Kenya: Odinga delays ‘complex’ decision on vote dispute | The Independent

Kenya’s opposition leader Raila Odinga is expected to announce his strategy Wednesday for contesting his election loss, having further delayed a decision that could defuse or exacerbate tensions in the country. The 72-year-old insists he is the rightful winner of a “stolen” election which took place on August 8 and handed victory to incumbent President Uhuru Kenyatta. Speaking at the weekend, Odinga promised to announce his next move on Tuesday. However citing the “complexity and delicate nature” of discussions, his National Super Alliance (NASA) pushed the decision back to Wednesday. The veteran opposition leader has now lost four elections and has also cried foul over results in the previous two.
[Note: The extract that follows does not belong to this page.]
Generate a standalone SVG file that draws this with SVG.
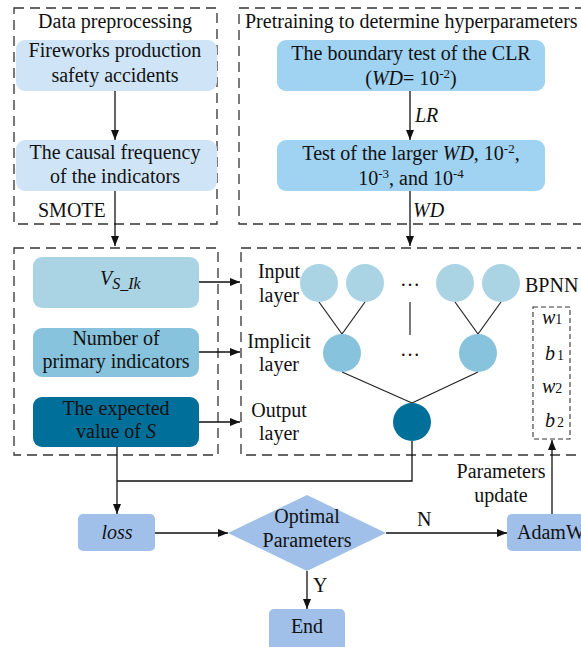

Kosovo: Political Stalemate Continues As Lack Of Quorum Foils Vote On Speaker | RFERL

Lawmakers in Kosovo’s new parliament have failed again to vote on a speaker to move forward with the formation of a new government, continuing a two-month-long political crisis sparked by inconclusive elections. The Kosovo Assembly failed to establish a quorum of 61 deputies in the hall on August 14, prompting interim speaker Adem Mikullovci to end the session. He said he would notify parties in the legislature in writing of the next scheduled meeting of the house. The failure for a fifth time to vote on a speaker, the first crucial step toward forming a new government, has raised worries that Kosovo could be headed for a political crisis and fresh elections.